Illinoisans live in a sea of surveillance. Already, there are roadside automatic license plate readers, cameras and cellphone towers that track the location of mobile phones. It’s hard for the public to maintain privacy when all those systems know where we’re going.

All that data already paints a pretty good profile of a person, and any additional system would raise a lot of questions. How will the data be protected? Who will have access to it, and will it require a warrant? Will a DOGE-like agency be in a position to use the information? What are the risks of a data breach?

Besides, what about fairness? Here’s an example: Low-wage workers who might have to drive because of shift work or other reasons will end up paying more than middle-class workers who have more ability to work from home.

Moreover, any new revenue program shouldn’t penalize electric vehicles, which don’t impose the same costs on the environment that gasoline-powered vehicles do because they don’t directly burn fossil fuels. In 2019, Consumer Reports reported 18 states were on a track to levy higher fees on electric vehicles than on their gasoline-powered counterparts.
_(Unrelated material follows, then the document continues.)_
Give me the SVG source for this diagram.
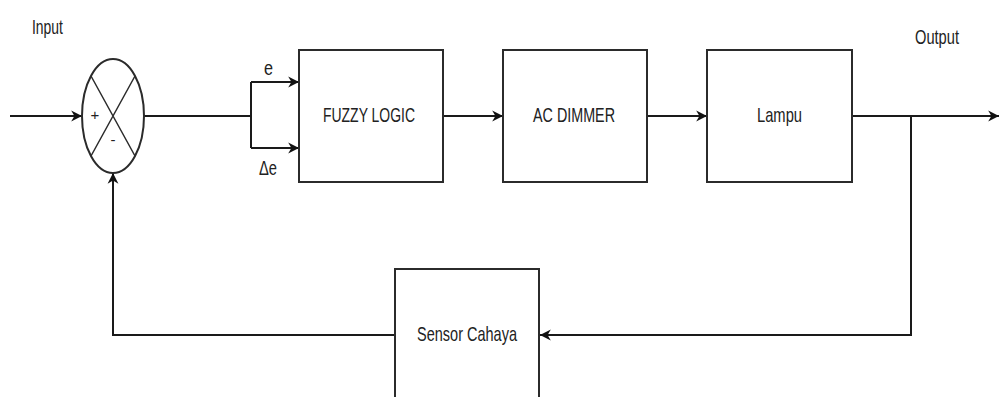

A pilot program is a sensible way to allow lawmakers to gather information about what works, and no one is forced into the pilot program. And it would shed light on a knotty problem that needs a good solution: How does the state set up a fair system that generates needed revenue for roads and bridges — which are, after all, a public good that benefits all of us — and doesn’t add substantial new administration costs?

Four states already are in the early stages of implementing a vehicle miles traveled tax. Illinois needs to think long and hard before it decides to join them.